Nature never sleeps. Even on a quiet winter night stars twinkle, streams ripple, winds sigh, pines rustle and snow falls.

Winter days are no less lively as seen in “Winter Wonderland: Beauty Revealed,” a charming show of intimate paintings on view through March 31 at the Minnesota Landscape Arboretum in Chaska.

Ranging from postcard scale up to 3 feet wide, the 42 paintings are an inviting introduction to a variety of techniques and media — oil paint, watercolor, gouache — by five accomplished Minnesota artists: Andy Evansen of Hastings, Tom Foty of Minnetonka, Charlotte Laxen of Winsted, Neil Sherman of Grand Marais and Kathryn Mussack of the Twin Cities.

All of their subjects are familiar and easy on the psyche, pleasant vistas of snowy meadows or marshes, woodland paths, barnyards, fog-shrouded fields, abandoned buildings, small town vistas, birds, grasses. Like 19th-century Impressionist painters, the artists mostly work outdoors in all weather, so their images are a record of ever-changing light on Midwestern buildings and landscapes, including vignettes from the arboretum itself.

Each has a distinctive style or subject. Internationally known watercolorist Evansen is a wizard in his challenging medium, applying a loose, almost calligraphic hand to impressions of snow-topped bales and sheds in a barnyard illuminated by wintry sunlight; muting the stubble of a befogged field with moody evening shadows; catching the neighborly welcome of small-town restaurants before a “Friday Night Fish Fry,” and sparking a morning “View to the Bridge” with two eye-catching red arches.

Foty, an illustrator by profession and painter by training, obviously loves putting brush to canvas outdoors.
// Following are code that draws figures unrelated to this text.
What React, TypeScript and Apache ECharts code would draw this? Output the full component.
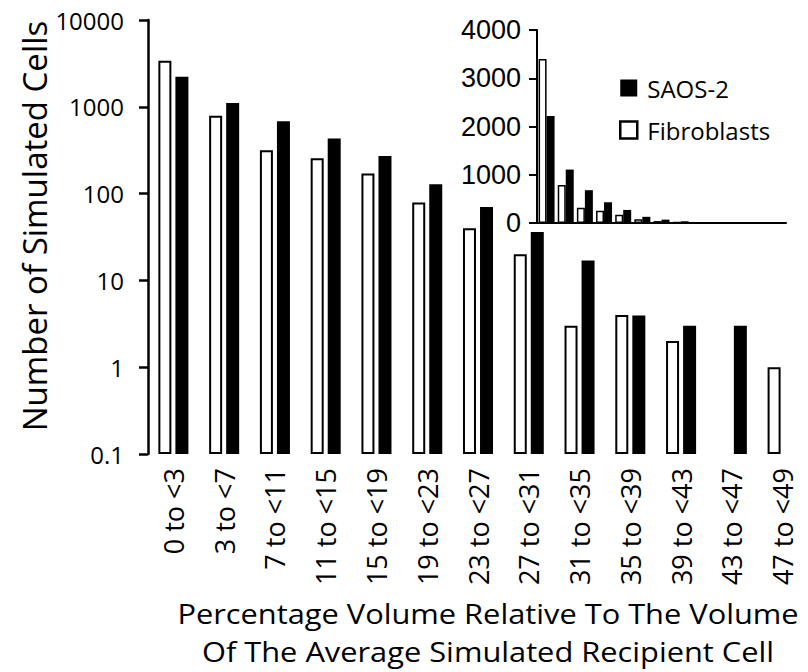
import React, { useEffect, useRef } from "react";
import * as echarts from "echarts";

const categories = [
  "0 to <3", "3 to <7", "7 to <11", "11 to <15", "15 to <19", "19 to <23", "23 to <27",
  "27 to <31", "31 to <35", "35 to <39", "39 to <43", "43 to <47", "47 to <49",
];
const fibroblasts = [3400, 790, 315, 255, 170, 79, 40, 20, 3, 4, 2, 0, 1];
const saos2 = [2220, 1107, 680, 430, 271, 128, 70, 36, 17, 3.95, 3, 3, 0];
const logTickLabels = ["0.1", "1", "10", "100", "1000", "10000"];
const insetTicks = [0, 1000, 2000, 3000, 4000];
const xTitleLines = [
  "Percentage Volume Relative To The Volume",
  "Of The Average Simulated Recipient Cell",
];

const toLog = (v: number) => (v > 0 ? Math.log10(v) + 1 : null);

export default function App() {
  const ref = useRef<HTMLDivElement>(null);
  useEffect(() => {
    if (!ref.current) return;
    const chart = echarts.init(ref.current, undefined, { renderer: "svg" });
    const whiteStyle = { color: "#ffffff", borderColor: "#000000", borderWidth: 2 };
    const blackStyle = { color: "#000000" };
    chart.setOption({
      animation: false,
      backgroundColor: "#ffffff",
      grid: [
        { left: 148, right: -24, top: 20, bottom: 218 },
        { left: 537, width: 249, top: 30, height: 193 },
      ],
      legend: {
        data: [
          { name: "SAOS-2", itemStyle: { color: "#000", borderColor: "#000", borderWidth: 0 } },
          { name: "Fibroblasts", itemStyle: { color: "#fff", borderColor: "#000", borderWidth: 2.5 } },
        ],
        orient: "vertical",
        left: 614,
        top: 71,
        itemWidth: 17,
        itemHeight: 17,
        itemGap: 18,
        icon: "rect",
        selectedMode: false,
        textStyle: {
          fontFamily: "Open Sans",
          fontSize: 24,
          color: "#000",
          padding: [0, 0, 0, 5],
        },
      },
      xAxis: [
        {
          type: "category",
          gridIndex: 0,
          data: categories,
          axisLine: { show: false },
          axisTick: { show: false },
          axisLabel: {
            rotate: 90,
            interval: 0,
            margin: 14,
            color: "#000",
            fontFamily: "Open Sans",
            fontSize: 27,
          },
        },
        {
          type: "category",
          gridIndex: 1,
          data: categories,
          axisLine: { show: true, lineStyle: { color: "#000", width: 2 } },
          axisTick: { show: false },
          axisLabel: { show: false },
        },
      ],
      yAxis: [
        {
          type: "value",
          gridIndex: 0,
          min: 0,
          max: 5,
          interval: 1,
          splitLine: { show: false },
          axisLine: { show: true, lineStyle: { color: "#000", width: 2.5 } },
          axisTick: { show: true, length: 9, lineStyle: { color: "#000", width: 2.5 } },
          axisLabel: {
            margin: 24,
            color: "#000",
            fontFamily: "Open Sans",
            fontSize: 24,
            formatter: (v: number) => logTickLabels[Math.round(v)],
          },
        },
        {
          type: "value",
          gridIndex: 1,
          min: insetTicks[0],
          max: insetTicks[insetTicks.length - 1],
          interval: 1000,
          splitLine: { show: false },
          axisLine: { show: true, lineStyle: { color: "#000", width: 2 } },
          axisTick: { show: true, length: 8, lineStyle: { color: "#000", width: 2 } },
          axisLabel: {
            margin: 16,
            color: "#000",
            fontFamily: "Liberation Sans",
            fontSize: 27,
            formatter: (v: number) => String(v),
          },
        },
      ],
      series: [
        {
          name: "Fibroblasts",
          type: "bar",
          xAxisIndex: 0,
          yAxisIndex: 0,
          data: fibroblasts.map(toLog),
          barWidth: 13,
          barGap: "31%",
          itemStyle: whiteStyle,
        },
        {
          name: "SAOS-2",
          type: "bar",
          xAxisIndex: 0,
          yAxisIndex: 0,
          data: saos2.map(toLog),
          barWidth: 13,
          barGap: "31%",
          itemStyle: blackStyle,
        },
        {
          name: "Fibroblasts",
          type: "bar",
          xAxisIndex: 1,
          yAxisIndex: 1,
          data: fibroblasts,
          barWidth: 8,
          barGap: "0%",
          itemStyle: { color: "#fff", borderColor: "#000", borderWidth: 1.5 },
        },
        {
          name: "SAOS-2",
          type: "bar",
          xAxisIndex: 1,
          yAxisIndex: 1,
          data: saos2,
          barWidth: 8,
          barGap: "0%",
          itemStyle: blackStyle,
        },
      ],
      graphic: [
        {
          type: "text",
          x: 34,
          y: 226,
          rotation: Math.PI / 2,
          style: {
            text: "Number of Simulated Cells",
            align: "center",
            verticalAlign: "middle",
            fontFamily: "Open Sans",
            fontSize: 33,
            fill: "#000",
          },
        },
        ...xTitleLines.map((line, i) => ({
          type: "text",
          x: 488,
          y: 614 + i * 38,
          scaleX: 1.1,
          style: {
            text: line,
            align: "center",
            verticalAlign: "middle",
            fontFamily: "Open Sans",
            fontSize: 28,
            fill: "#000",
          },
        })),
      ],
    });
    return () => chart.dispose();
  }, []);
  return (
    <div
      ref={ref}
      style={{ position: "fixed", left: 0, top: 0, width: 808, height: 672 }}
    />
  );
}
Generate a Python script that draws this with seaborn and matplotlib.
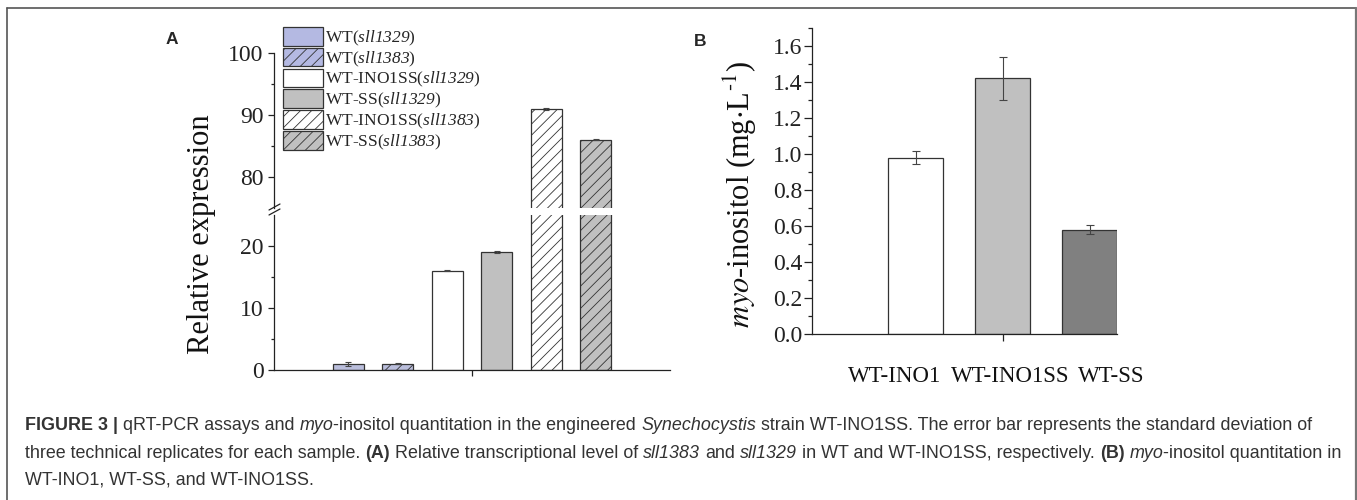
import numpy as np
import pandas as pd
import matplotlib
matplotlib.use("Agg")
import matplotlib.pyplot as plt
import seaborn as sns
from matplotlib.patches import Patch
from matplotlib.font_manager import FontProperties
from matplotlib.lines import Line2D

# ---------------- data ----------------
a_labels = ["WT(sll1329)", "WT(sll1383)", "WT-INO1SS(sll1329)", "WT-SS(sll1329)",
            "WT-INO1SS(sll1383)", "WT-SS(sll1383)"]
a_legend = [r"WT($\mathit{sll1329}$)", r"WT($\mathit{sll1383}$)",
            r"WT-INO1SS($\mathit{sll1329}$)", r"WT-SS($\mathit{sll1329}$)",
            r"WT-INO1SS($\mathit{sll1383}$)", r"WT-SS($\mathit{sll1383}$)"]
a_values = [1.0, 1.0, 16.0, 19.0, 91.0, 86.0]
a_errors = [0.3, 0.1, 0.1, 0.15, 0.15, 0.1]
a_colors = ["#b4b9e2", "#b4b9e2", "#ffffff", "#c0c0c0", "#ffffff", "#c0c0c0"]
a_hatches = ["", "///", "", "", "///", "///"]

b_labels = ["WT-INO1", "WT-INO1SS", "WT-SS"]
b_values = [0.98, 1.42, 0.58]
b_errors = [0.037, 0.12, 0.024]
b_colors = ["#ffffff", "#c0c0c0", "#808080"]

caption = [
    [("FIGURE 3 |", "b", True), ("qRT-PCR assays and", "n", True), ("myo", "i", False),
     ("-inositol quantitation in the engineered", "n", True), ("Synechocystis", "i", True),
     ("strain WT-INO1SS. The error bar represents the standard deviation of", "n", False)],
    [("three technical replicates for each sample.", "n", True), ("(A)", "b", True),
     ("Relative transcriptional level of", "n", True), ("sll1383", "i", True),
     ("and", "n", True), ("sll1329", "i", True),
     ("in WT and WT-INO1SS, respectively.", "n", True), ("(B)", "b", True),
     ("myo", "i", False), ("-inositol quantitation in", "n", False)],
    [("WT-INO1, WT-SS, and WT-INO1SS.", "n", False)],
]

W, H = 1357, 500

sns.set_theme(style="ticks")
plt.rcParams["font.family"] = ["Liberation Serif", "DejaVu Serif"]
plt.rcParams["mathtext.fontset"] = "custom"
plt.rcParams["mathtext.rm"] = "Liberation Serif:italic"
plt.rcParams["mathtext.it"] = "Liberation Serif:italic"
plt.rcParams["mathtext.bf"] = "Liberation Serif:bold"
plt.rcParams["hatch.linewidth"] = 0.6
plt.rcParams["hatch.color"] = "#333333"
plt.rcParams["axes.edgecolor"] = "#222222"
plt.rcParams["axes.linewidth"] = 0.9
plt.rcParams["xtick.color"] = "#222222"
plt.rcParams["ytick.color"] = "#222222"

fig = plt.figure(figsize=(W / 100, H / 100), dpi=100)
fig.patch.set_facecolor("white")


def px(l, t, r, b):
    return [l / W, 1 - b / H, (r - l) / W, (b - t) / H]


def fx(x):
    return x / W


def fy(y):
    return 1 - y / H


EDGE = "#333333"

# ---------------- panel A (broken axis) ----------------
dfa = pd.DataFrame({"pos": np.arange(1, len(a_values) + 1), "value": a_values,
                    "label": a_labels})
pal_a = dict(zip(a_labels, a_colors))

axA_low = fig.add_axes(px(274, 215, 670, 370))
axA_up = fig.add_axes(px(274, 53, 670, 208))

for ax in (axA_low, axA_up):
    sns.barplot(data=dfa, x="pos", y="value", hue="label", palette=pal_a,
                native_scale=True, dodge=False, width=0.63, errorbar=None,
                legend=False, edgecolor=EDGE, linewidth=0.9, ax=ax)
    bars = sorted(ax.patches, key=lambda p: p.get_x())
    for p, h in zip(bars, a_hatches):
        p.set_hatch(h)
    ax.errorbar(dfa["pos"], dfa["value"], yerr=a_errors, fmt="none",
                ecolor="#444444", elinewidth=0.8, capsize=2, capthick=0.8)
    ax.set_xlim(-0.5, 7.5)
    ax.set_xlabel("")
    ax.set_ylabel("")
    ax.set_facecolor("none")
    for s in ("top", "right"):
        ax.spines[s].set_visible(False)
    ax.tick_params(axis="y", which="major", direction="out", length=4.5,
                   width=0.9, labelsize=17, pad=3)
    ax.tick_params(axis="y", which="minor", direction="out", length=2.5,
                   width=0.9)

axA_low.set_ylim(0, 25)
axA_low.set_yticks([0, 10, 20])
axA_low.set_yticks([5, 15], minor=True)
axA_low.set_xticks([3.5])
axA_low.set_xticklabels([""])
axA_low.tick_params(axis="x", direction="out", length=4.5, width=0.9)

axA_up.set_ylim(75, 100)
axA_up.set_yticks([80, 90, 100])
axA_up.set_yticks([85, 95], minor=True)
axA_up.spines["bottom"].set_visible(False)
axA_up.set_xticks([])

# break marks on the y axis
for dy in (207, 212):
    fig.add_artist(Line2D([fx(269), fx(280)], [fy(dy + 3), fy(dy - 3)],
                          color="#222222", lw=0.9))

fig.text(fx(202), fy(234), "Relative expression", rotation=90,
         ha="center", va="center", fontsize=22, color="#111111")

# legend
leg_prop = FontProperties(family="Liberation Serif", size=12.5,
                          math_fontfamily="custom")
handles = [Patch(facecolor=c, edgecolor=EDGE, hatch=h, linewidth=0.9)
           for c, h in zip(a_colors, a_hatches)]
fig.legend(handles, a_legend, loc="upper left",
           bbox_to_anchor=(fx(283), fy(27)), bbox_transform=fig.transFigure,
           frameon=False, borderpad=0, borderaxespad=0,
           handlelength=40 / 17.36, handleheight=1.28, handletextpad=0.12,
           labelspacing=0.0, prop=leg_prop)

fig.text(fx(172), fy(40), "A", fontsize=12.5, fontweight="bold",
         family="Liberation Sans", ha="center", va="center")

# ---------------- panel B ----------------
dfb = pd.DataFrame({"pos": np.arange(1, len(b_values) + 1), "value": b_values,
                    "label": b_labels})
axB = fig.add_axes(px(812, 28, 1117, 334))
sns.barplot(data=dfb, x="pos", y="value", hue="label",
            palette=dict(zip(b_labels, b_colors)), native_scale=True,
            dodge=False, width=0.63, errorbar=None, legend=False,
            edgecolor=EDGE, linewidth=0.9, ax=axB)
axB.errorbar(dfb["pos"], dfb["value"], yerr=b_errors, fmt="none",
             ecolor="#444444", elinewidth=0.8, capsize=3, capthick=0.8)
axB.set_xlim(-0.19, 3.315)
axB.set_ylim(0, 1.7)
axB.set_yticks(np.arange(0, 1.61, 0.2))
axB.set_yticks(np.arange(0.1, 1.71, 0.2), minor=True)
axB.yaxis.set_major_formatter(matplotlib.ticker.FormatStrFormatter("%.1f"))
axB.set_xticks([2])
axB.set_xticklabels([""])
axB.set_xlabel("")
axB.set_ylabel("")
axB.set_facecolor("none")
for s in ("top", "right"):
    axB.spines[s].set_visible(False)
axB.tick_params(axis="y", which="major", direction="out", length=5.5,
                width=0.9, labelsize=17, pad=1.5)
axB.tick_params(axis="y", which="minor", direction="out", length=3,
                width=0.9)
axB.tick_params(axis="x", direction="out", length=5, width=0.9)

fig.text(fx(740), fy(194), r"$\mathit{myo}$-inositol (mg$\cdot$L$^{\text{-1}}$)",
         rotation=90, ha="center", va="center", fontsize=22,
         color="#111111", math_fontfamily="stix")

for lab, xc in zip(b_labels, [895, 1010, 1111]):
    fig.text(fx(xc), fy(376), lab, ha="center", va="center", fontsize=16.5,
             color="#111111")

fig.text(fx(700), fy(41), "B", fontsize=12.5, fontweight="bold",
         family="Liberation Sans", ha="center", va="center")

# ---------------- caption (runs of mixed style) ----------------
renderer = fig.canvas.get_renderer()
STYLE = {"n": dict(style="normal", weight="normal"),
         "i": dict(style="italic", weight="normal"),
         "b": dict(style="normal", weight="bold")}


def run_width(s, kind, size):
    prop = FontProperties(family="Liberation Sans", size=size, **STYLE[kind])
    w, _, _ = renderer.get_text_width_height_descent(s, prop, ismath=False)
    return w


def line_width(runs, size):
    sp = run_width("x x", "n", size) - run_width("xx", "n", size)
    tot = 0.0
    for s, kind, space in runs:
        tot += run_width(s, kind, size) + (sp if space else 0.0)
    return tot


base = 11.5
size = base * (1318 - 25) / line_width(caption[0], base)
sp = run_width("x x", "n", size) - run_width("xx", "n", size)
for runs, yc in zip(caption, [426, 453, 480]):
    x = 25.0
    for s, kind, space in runs:
        fig.text(fx(x), fy(yc), s, ha="left", va="center", fontsize=size,
                 family="Liberation Sans", color="#333333", **STYLE[kind])
        x += run_width(s, kind, size) + (sp if space else 0.0)

# frame around figure
fig.add_artist(Line2D([fx(7), fx(1356)], [fy(8), fy(8)], color="#555555", lw=1.2))
fig.add_artist(Line2D([fx(7), fx(7)], [fy(8), fy(500)], color="#555555", lw=1.2))
fig.add_artist(Line2D([fx(1355.5), fx(1355.5)], [fy(8), fy(500)], color="#777777", lw=1.6))

fig.savefig("out.png", dpi=100, facecolor="white")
His subjects range from a huge train barreling through an intersection to a flock of wild turkeys feeding at the edge of a Cargill pine woods and Minnehaha Creek undulating through a snow-drifted marsh. His most arresting picture, “Deep Snow,” depicts a house apparently buried up to its eaves in snow. The building’s bronze roof angles above a narrow band of yellow walls nearly engulfed by blue-and-lilac shadowed snow. The picture’s striking design, vivid colors and claustrophobic concept bear favorable comparison to the lonely pictures of the late Edward Hopper.

Sherman romances Minnesota’s northern woods and lakes in keenly observed paintings of “Morning Sauna” smoke rising from a log cabin nestled between a snowy field and a conifer forest; a colorful tepee improbably planted on a frozen lake; a dog sled heading home, and the craggy bluffs and abandoned cabins that punctuate the frozen landscape.

Mussack, a frequent arboretum visitor, offers affectionate images of snow-drifted paths in the woods, sun flares through the trees, and a colorful flock of cardinals feeding on the restaurant’s terrace.

Laxen also finds inspiration at the arboretum, whose grasses and trees she renders as abstract gestures springing from fields of white. In “Winter Jewelry,” she effectively enlarges a branch of frozen berries whose moist skins soften in anticipation of spring. With their non-naturalistic colors, her blue trees, yellow ground and red branches nicely inject contemporary design into this fine display of mostly traditional art.

Nature and art

The exhibition is part of the arboretum’s effort to revamp and strengthen its long-running art program. To entice more of its 400,000 annual visitors to engage with art, it is sponsoring a free meet-the-artists event from 1 to 4 p.m. Jan. 23.

It also has, through April 3, a display of close-up images of arboretum plants and flowers taken by members of the Arboretum Photographers Society, an informal group of amateur and professional artists who are holding drop-in photo clinics every Saturday from noon to 3 p.m. throughout the exhibition.

“We really want this to be a place people think of when they want to go to see nature-inspired art,” said Wendy DePaolis, the arboretum’s new art curator.

Since joining the staff in November, DePaolis has donned snowshoes to lead tours of the Arb’s popular sculpture garden. The 3-acre Harrison Sculpture Garden, which is a brisk 20-minute walk from the art gallery in the visitors center, is a permanent installation of 25 pieces by an international coterie of important 20th-century abstract and representational sculptors including Mimmo Paladino (Italy), Barbara Hepworth (Britain), Antoine Poncet (France), Rudolf Belling (Germany), Alicia Penalba (Argentina) and George Rickey and Paul Granlund (United States).